Control (2007)

Starring: Sam Riley, Samantha Morton, Joe Anderson, Craig Parkinson, Alexandra Maria Lara, James Anthony Pearson, Toby Kebbell

Directed by: Anton Corbijn

Rating: 1 2 3 4 5

Sam Riley as Ian Curtis in Control

It seems appropriate that the year that saw the death of colourful media mogul Tony Wilson should also see the release of this powerful and absorbing film about his greatest discovery, Manchester protogoths Joy Division.

But while Craig Parkinson may be playing Steve Coogan rather than Wilson, don't go expecting 24 Hour Party People 2. For although the gut-wrenching music of the band and their rise to indie fame may form the backbone of the film, its heart and soul are the history of the band's doomed singer Ian Curtis, his relationship with wife Deborah and his battles with epilepsy and depression.

The couple meet while still at school, and marry almost immediately. But as any fan of biopics knows, tortured genius and family values rarely go hand in hand, and Curtis's burgeoning fame and increasing ill health soon start to take their toll on the relationship. When he meets glamorous Belgian fan Annik (Alexandra Maria Lara) love literally does start to tear him apart.

Based on Deborah Curtis's autobiography of her husband, Touching the Distance, this is a bold and nakedly honest film that makes no attempt to paper over its central protagonist's flaws (compare it to Dragon: The Bruce Lee Story, a total whitewash put forward by the dead martial arts hero's wife). Instead, Control presents a sensitive, convincing portrait of a complex and troubled man at odds with the world around him.

Rob Gretton (Toby Kebbell) and Ian Curtis (Sam Riley) meet Tony Wilson (Craig Parkinson)
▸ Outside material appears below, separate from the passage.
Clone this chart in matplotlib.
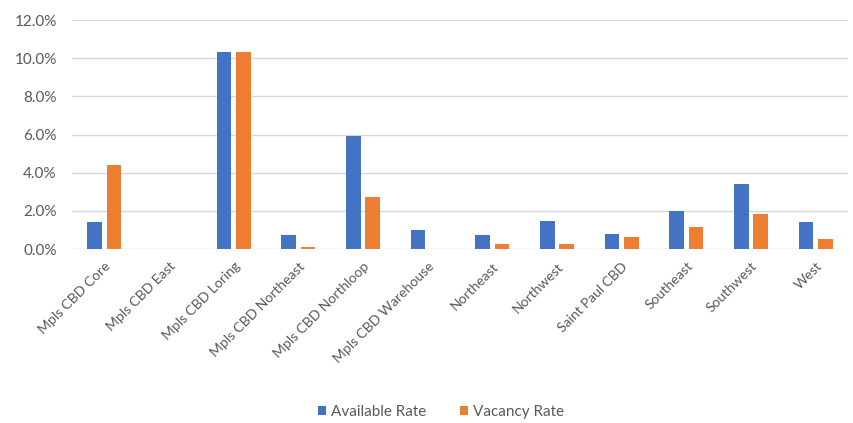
import matplotlib.pyplot as plt
import numpy as np
from matplotlib.ticker import PercentFormatter

submarkets = [
    "Mpls CBD Core", "Mpls CBD East", "Mpls CBD Loring", "Mpls CBD Northeast",
    "Mpls CBD Northloop", "Mpls CBD Warehouse", "Northeast", "Northwest",
    "Saint Paul CBD", "Southeast", "Southwest", "West",
]
available_rate = [1.4, 0.0, 10.3, 0.75, 5.9, 1.0, 0.75, 1.45, 0.8, 2.0, 3.4, 1.4]
vacancy_rate = [4.4, 0.0, 10.3, 0.1, 2.7, 0.0, 0.28, 0.28, 0.65, 1.15, 1.85, 0.5]

BLUE = "#4472C4"
ORANGE = "#ED7D31"
TEXT = "#595959"
GRID = "#D9D9D9"

plt.rcParams["font.family"] = ["Lato", "DejaVu Sans"]

fig = plt.figure(figsize=(8.54, 4.23), dpi=100)
ax = fig.add_axes([72 / 854, (423 - 249) / 423, (848 - 72) / 854, (249 - 20) / 423])

x = np.arange(len(submarkets))
width = 0.23
offset = 0.15
ax.bar(x - offset, available_rate, width, color=BLUE, label="Available Rate", zorder=3)
ax.bar(x + offset, vacancy_rate, width, color=ORANGE, label="Vacancy Rate", zorder=3)

ax.set_xlim(-0.5, len(submarkets) - 0.5)
ax.set_ylim(0, 12)
ax.set_yticks(np.arange(0, 12.1, 2))
ax.yaxis.set_major_formatter(PercentFormatter(decimals=1))
ax.grid(axis="y", color=GRID, linewidth=1, zorder=0)
for side in ax.spines.values():
    side.set_visible(False)
ax.tick_params(axis="both", length=0, colors=TEXT)
ax.tick_params(axis="y", pad=11, labelsize=11)
ax.set_xticks(x)
ax.set_xticklabels(submarkets, rotation=45, ha="right", rotation_mode="anchor")
ax.tick_params(axis="x", pad=8, labelsize=10)

fig.legend(
    loc="center", bbox_to_anchor=(0.516, 11 / 423), ncol=2, frameon=False,
    fontsize=11, labelcolor=TEXT, handlelength=0.55, handleheight=0.55,
    handletextpad=0.3, columnspacing=2.2,
)

fig.savefig("out.png", dpi=100)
Shot entirely in black and white, this is also a starkly beautiful movie. Director Anton Corbijn was the band's photographer back in the day, and he assembles each shot of the film like a photograph, a perfect, dramatic composition of light and shadow; the dark profile of Curtis, cigarette between his lips, silhouetted against the blank magnolia walls of his dreary Macclesfield home; an album of images from the late 1970s brought strikingly to life.

The performances from newcomer Sam Riley (who may look more like Pete Doherty, but who captures Curtis's glassy-eyed stare and weird robotic dancing to a T) and the ever-excellent Samantha Morton as Deborah are also pitch perfect, naturalistic as a documentary and absolutely convincing, while the supporting cast are equally fine, particularly James Anthony Pearson and Joe Anderson as a prissy Bernard Sumner and sardonic Peter Hook, and Toby Kebbell as the band's Mancunian wideboy manager, Rob Gretton.

A musical biopic that mixes the seedy glamour of Velvet Goldmine with the wit and gritty British realism of a Mike Leigh script, Control is a gorgeous, monochromatic moodpiece that makes you reflect on the beauty and fragility of love and relationships, genius and the human minds. Whatever your opinion of Joy Division, this is an unmissable film, a dark, mesmerising and deeply moving work of art that's as multi-layered and perfectly crafted as the music it celebrates.